- Peringome Location in Kerala, India Peringome Peringome (India)
- Coordinates: 12°13′25″N 75°18′50″E﻿ / ﻿12.22361°N 75.31389°E
- Country: India
- State: Kerala
- District: Kannur

Population (2011)
- • Total: 16,721

Languages
- • Official: Malayalam, English
- Time zone: UTC+5:30 (IST)
- PIN: 670 353
- Telephone code: 04985
- ISO 3166 code: IN-KL
- Nearest city: Kannur
- Lok Sabha constituency: Kasargod
- Vidhan Sabha constituency: Payyanur

= Peringome =

 Peringome is a town in Kannur district in the Indian state of Kerala.
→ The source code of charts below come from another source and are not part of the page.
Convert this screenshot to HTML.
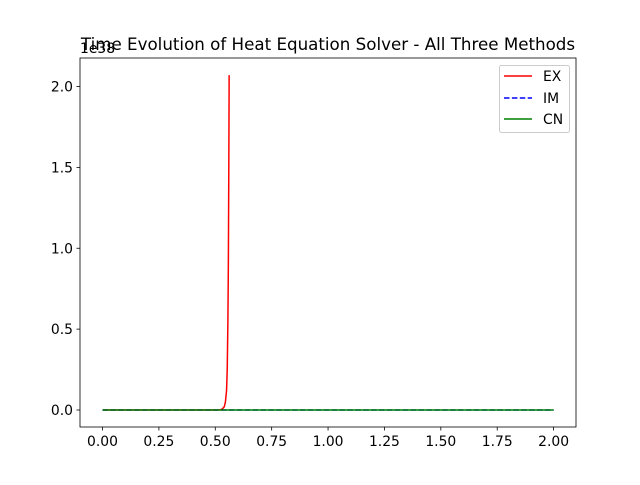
<!DOCTYPE html>
<html><head><meta charset="utf-8"><style>
body{margin:0;background:#fff;}
svg text{font-family:"DejaVu Sans","Liberation Sans",sans-serif;}
</style></head><body>
<svg width="640" height="480" viewBox="0 0 640 480" id="svg">
<rect width="640" height="480" fill="#fff"/>
<text x="328" y="50" font-size="16.7" text-anchor="middle">Time Evolution of Heat Equation Solver - All Three Methods</text>
<text x="80" y="53" font-size="13.9">1e38</text>
<g id="xt"></g>
<g id="yt"></g>
<g id="series"></g>
<rect x="80" y="58" width="496" height="369" fill="none" stroke="#000" stroke-width="0.8"/>
<g>
<rect x="499.5" y="65.5" width="70" height="67" rx="2" fill="#fff" fill-opacity="0.8" stroke="#ccc"/>
<line x1="504" y1="76" x2="532" y2="76" stroke="#f00" stroke-width="1.5"/>
<text x="543" y="81" font-size="13.9">EX</text>
<line x1="504" y1="98" x2="532" y2="98" stroke="#00f" stroke-width="1.5" stroke-dasharray="5.5,2.4"/>
<text x="543" y="103" font-size="13.9">IM</text>
<line x1="504" y1="119" x2="532" y2="119" stroke="#008000" stroke-width="1.5"/>
<text x="543" y="124" font-size="13.9">CN</text>
</g>
</svg>
<script>
const xTicks=[0,0.25,0.5,0.75,1.0,1.25,1.5,1.75,2.0];
const xTickLabels=["0.00","0.25","0.50","0.75","1.00","1.25","1.50","1.75","2.00"];
const yTicks=[0,0.5,1.0,1.5,2.0];
const yTickLabels=["0.0","0.5","1.0","1.5","2.0"];
const exT=[0,0.5,0.52,0.53,0.54,0.545,0.55,0.553,0.556,0.558,0.56,0.5615];
const exV=[0,0,0.001,0.005,0.02,0.05,0.12,0.25,0.55,0.9,1.5,2.07];
const imT=[0,2];
const imV=[0,0];
const cnT=[0,2];
const cnV=[0,0];
const NS="http://www.w3.org/2000/svg";
const X=v=>102.5+v*225.55;
const Y=v=>410-v*161.75;
function mk(tag,attrs,parent){const e=document.createElementNS(NS,tag);for(const k in attrs)e.setAttribute(k,attrs[k]);parent.appendChild(e);return e;}
const xt=document.getElementById('xt'),yt=document.getElementById('yt'),sg=document.getElementById('series');
xTicks.forEach((v,i)=>{
 const l=mk('line',{x1:X(v),x2:X(v),y1:427,y2:430.5,stroke:'#000','stroke-width':0.8},xt);
 
 
 const t=mk('text',{x:X(v),y:446,'font-size':13.9,'text-anchor':'middle'},xt);
 t.textContent=xTickLabels[i];
 
 
});
yTicks.forEach((v,i)=>{
 const l=mk('line',{x1:76.5,x2:80,y1:Y(v),y2:Y(v),stroke:'#000','stroke-width':0.8},yt);
 
 
 const t=mk('text',{x:73,y:Y(v)+5,'font-size':13.9,'text-anchor':'end'},yt);
 t.textContent=yTickLabels[i];
 
 
});
function line(ts,vs,color,dash,name){
 const p=mk('polyline',{points:ts.map((t,i)=>X(t)+','+Y(vs[i])).join(' '),fill:'none',stroke:color,'stroke-width':1.5},sg);
 if(dash)p.setAttribute('stroke-dasharray',dash);
 
 
}
line(exT,exV,'#f00',null,'series-ex');
line(imT,imV,'#00f','5.5,2.4','series-im');
line(cnT,cnV,'#008000',null,'series-cn');
</script>
</body></html>
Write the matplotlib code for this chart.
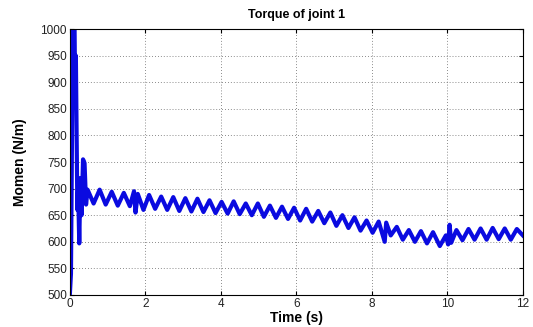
import numpy as np
import matplotlib.pyplot as plt

# ─────────────────────────────────────────────
# Data (time in s, torque in N/m)
# ─────────────────────────────────────────────
# start-up transient
t_start = [0.00, 0.03, 0.06, 0.08, 0.12, 0.14, 0.16, 0.18, 0.20, 0.22,
           0.25, 0.28, 0.31, 0.35, 0.39, 0.43]
m_start = [500, 540, 820, 1050, 1050, 880, 950, 800, 660, 700,
           597, 720, 650, 755, 748, 670]

# steady oscillation: alternating peaks and troughs
t_osc = [0.47, 0.63, 0.79, 0.95, 1.11, 1.27, 1.43, 1.59, 1.70, 1.74,
         1.80, 1.95, 2.10, 2.26, 2.42, 2.58, 2.74, 2.90, 3.06, 3.22,
         3.38, 3.54, 3.70, 3.86, 4.02, 4.18, 4.34, 4.50, 4.66, 4.82,
         4.98, 5.14, 5.30, 5.46, 5.62, 5.78, 5.94, 6.10, 6.26, 6.42,
         6.58, 6.74, 6.90, 7.06, 7.22, 7.38, 7.54, 7.70, 7.86, 8.02,
         8.18, 8.34, 8.38, 8.50, 8.66, 8.82, 8.98, 9.14, 9.30, 9.46,
         9.62, 9.80, 9.96, 10.02, 10.06, 10.10, 10.24, 10.40, 10.56, 10.72,
         10.88, 11.04, 11.20, 11.36, 11.52, 11.68, 11.84, 12.00]
m_osc = [698, 672, 698, 670, 694, 668, 692, 667, 695, 655,
         690, 660, 688, 662, 685, 660, 684, 658, 682, 657,
         681, 656, 678, 654, 675, 653, 676, 652, 672, 650,
         672, 647, 668, 645, 666, 643, 664, 640, 662, 638,
         658, 635, 655, 630, 650, 626, 646, 621, 640, 617,
         638, 600, 636, 612, 628, 604, 622, 600, 620, 597,
         618, 592, 612, 595, 632, 598, 622, 603, 624, 604,
         625, 604, 626, 605, 625, 604, 624, 612]

x_ticks = [0, 2, 4, 6, 8, 10, 12]
y_ticks = [500, 550, 600, 650, 700, 750, 800, 850, 900, 950, 1000]

# ─────────────────────────────────────────────
# Figure
# ─────────────────────────────────────────────
plt.rcParams['font.family'] = ['Liberation Sans', 'DejaVu Sans']

fig = plt.figure(figsize=(5.33, 3.27), dpi=100)
ax = fig.add_axes([0.131, 0.098, 0.850, 0.813])

ax.plot(t_start + t_osc, m_start + m_osc, color="#0a0ae0", lw=3.0,
        solid_joinstyle="round")

ax.set_xlim(0, 12)
ax.set_ylim(500, 1000)
ax.set_xticks(x_ticks)
ax.set_yticks(y_ticks)
ax.tick_params(direction="in", top=True, right=True, labelsize=8.5,
               labelcolor="#222222", length=3, width=0.8, pad=2)
ax.grid(True, linestyle=(0, (1, 2.5)), color="#666666", linewidth=0.6)
for s in ax.spines.values():
    s.set_linewidth(0.8)

ax.set_title("Torque of joint 1", fontsize=9, fontweight="bold", pad=8)
ax.set_xlabel("Time (s)", fontsize=10, fontweight="bold", labelpad=1)
ax.set_ylabel("Momen (N/m)", fontsize=10, fontweight="bold", labelpad=10)

fig.savefig("out.png", dpi=100)
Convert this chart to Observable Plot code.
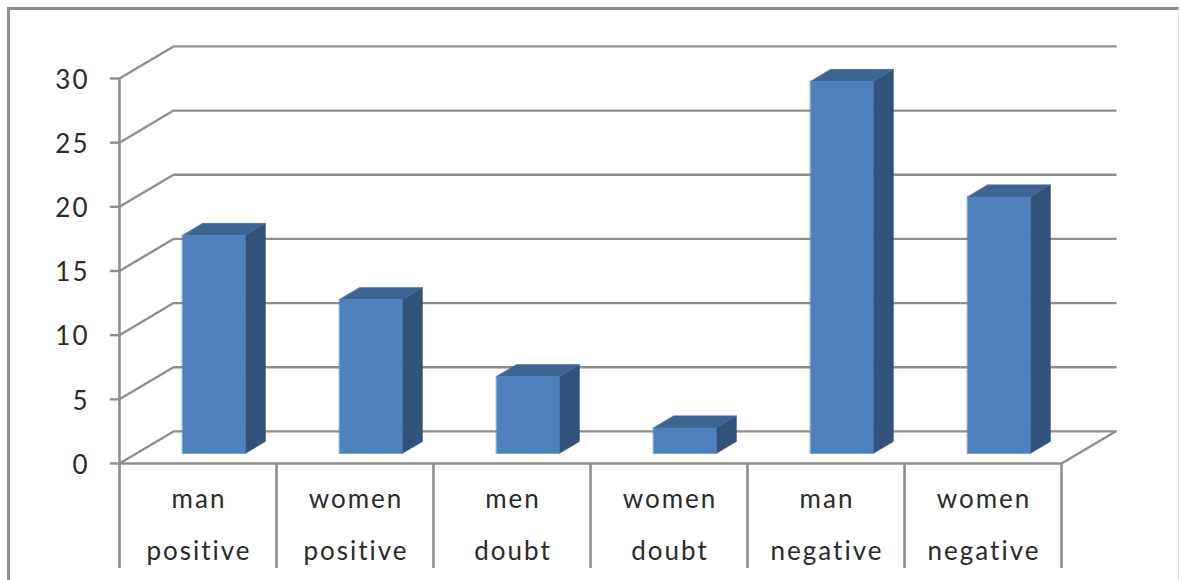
<!DOCTYPE html>
<html>
<head>
<meta charset="utf-8">
<script src="https://cdn.jsdelivr.net/npm/d3@7"></script>
<script src="https://cdn.jsdelivr.net/npm/@observablehq/plot@0.6"></script>
<style>
  html, body { margin: 0; padding: 0; background: #fff; overflow: hidden; }
  #chart { position: relative; width: 1180px; height: 580px; }
  #border {
    position: absolute; left: 7px; top: 7px; width: 1172px; height: 580px;
    box-sizing: border-box;
    border-top: 3px solid #8e8e8e; border-left: 3px solid #8e8e8e; border-right: 1px solid #e2e2e2;
  }
  #chart svg { position: absolute; left: 0; top: 0; background: transparent !important; }
</style>
</head>
<body>
<div id="chart"><div id="border"></div></div>
<script>
// Survey answers by group
const topLabels = ["man", "women", "men", "women", "man", "women"];
const bottomLabels = ["positive", "positive", "doubt", "doubt", "negative", "negative"];
const counts = [17, 12, 6, 2, 29, 20];
const yTicks = [0, 5, 10, 15, 20, 25, 30];

// Oblique projection: depth runs from 0 (front of the floor) to 1 (back wall)
const skewX = 0.344;
const skewY = 2.5;
const barFront = 0.31;
const barBack = 0.685;
const barInset = 0.294;
const barWidth = 0.4;
const lineColor = "#8e8e8e";

const px = (cat, depth) => cat + depth * skewX;
const py = (val, depth) => val + depth * skewY;

// One polygon per bar face, as vertices in chart units
const faces = [];
counts.forEach((v, i) => {
  const l = i + barInset, r = l + barWidth;
  const add = (face, verts) => verts.forEach(([c, val, d]) =>
    faces.push({id: `${i}-${face}`, face, x: px(c, d), y: py(val, d)}));
  add("front", [[l, 0, barFront], [r, 0, barFront], [r, v, barFront], [l, v, barFront]]);
  add("top", [[l, v, barFront], [r, v, barFront], [r, v, barBack], [l, v, barBack]]);
  add("side", [[r, 0, barFront], [r, 0, barBack], [r, v, barBack], [r, v, barFront]]);
});
const faceMark = (face, fill) => Plot.line(faces.filter(d => d.face === face), {
  x: "x", y: "y", z: "id", fill, stroke: fill, strokeWidth: 0.5, curve: "linear-closed"
});

// Side wall and back wall grid lines, one three-point path per tick
const grid = yTicks.flatMap(t => [
  {t, x: px(0, 0), y: py(t, 0)},
  {t, x: px(0, 1), y: py(t, 1)},
  {t, x: px(counts.length, 1), y: py(t, 1)}
]);
const floorEdge = [
  {x: px(0, 0), y: 0},
  {x: px(counts.length, 0), y: 0},
  {x: px(counts.length, 1), y: py(0, 1)}
];
const categoryIdx = d3.range(counts.length);
const boundaries = d3.range(counts.length + 1);

const chart = Plot.plot({
  width: 1180,
  height: 580,
  margin: 0,
  x: {type: "linear", domain: [0, 6], range: [119, 1061], axis: null},
  y: {type: "linear", domain: [0, 30], range: [463, 78], axis: null},
  style: {fontFamily: "Lato, sans-serif", background: "transparent", overflow: "visible"},
  marks: [
    Plot.line(grid, {x: "x", y: "y", z: "t", stroke: lineColor, strokeWidth: 2.4}),
    Plot.line(floorEdge, {x: "x", y: "y", stroke: lineColor, strokeWidth: 2.4}),
    // Value axis with its outward ticks
    Plot.ruleX([0], {y1: 0, y2: 30, stroke: lineColor, strokeWidth: 2.6}),
    Plot.ruleY(yTicks, {x1: -0.058, x2: 0, stroke: lineColor, strokeWidth: 2.4}),
    // Category separators hanging below the floor
    Plot.link(boundaries, {
      x1: d => d, x2: d => d, y1: () => 0, y2: () => -8.15,
      stroke: lineColor, strokeWidth: 2.6
    }),
    faceMark("side", "#30527b"),
    faceMark("top", "#3d6493"),
    faceMark("front", "#4f81bd"),
    Plot.text(yTicks, {
      x: () => 0, y: d => d, text: d => String(d), dx: -30, dy: 2,
      textAnchor: "end", fontSize: 26, fill: "#2a2a2a"
    }),
    Plot.text(categoryIdx, {
      x: i => i + 0.5, y: () => 0, text: i => topLabels[i], dx: 1, dy: 36,
      fontSize: 26, fill: "#2a2a2a"
    }),
    Plot.text(categoryIdx, {
      x: i => i + 0.5, y: () => 0, text: i => bottomLabels[i], dx: 1, dy: 88,
      fontSize: 26, fill: "#2a2a2a"
    })
  ]
});
chart.style.letterSpacing = "2px";
document.getElementById("chart").appendChild(chart);
</script>
</body>
</html>
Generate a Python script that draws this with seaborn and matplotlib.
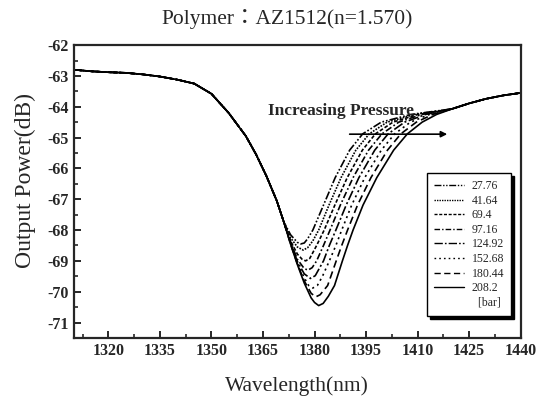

It is 60 km north-east of Kannur town.

==Demographics==
As of 2011 India census, Peringome had a population of 16721 with 8751 males and 7970 females.

==Education==
- Government College, Peringome
- Government ITI, Peringome

== Recruit Training Centre ==
Peringome is home to a Recruit Training Centre (RTC) of the Central Reserve Police Force (CRPF). The centre was initially set up on a temporary basis at Pallippuram, Thiruvananthapuram in June 1986 and was later moved permanently to Peringome after the Government of Kerala allotted 275 acres of land in December 2000.
The facility can train up to 1,500 recruits at a time, offering 44 weeks of basic training in weapons handling, tactics, fieldcraft and counter-insurgency operations for deployment in anti-Maoist and internal security duties across the country. In 2016–17, it was recognised as the best training institution among all CRPF training centres in India.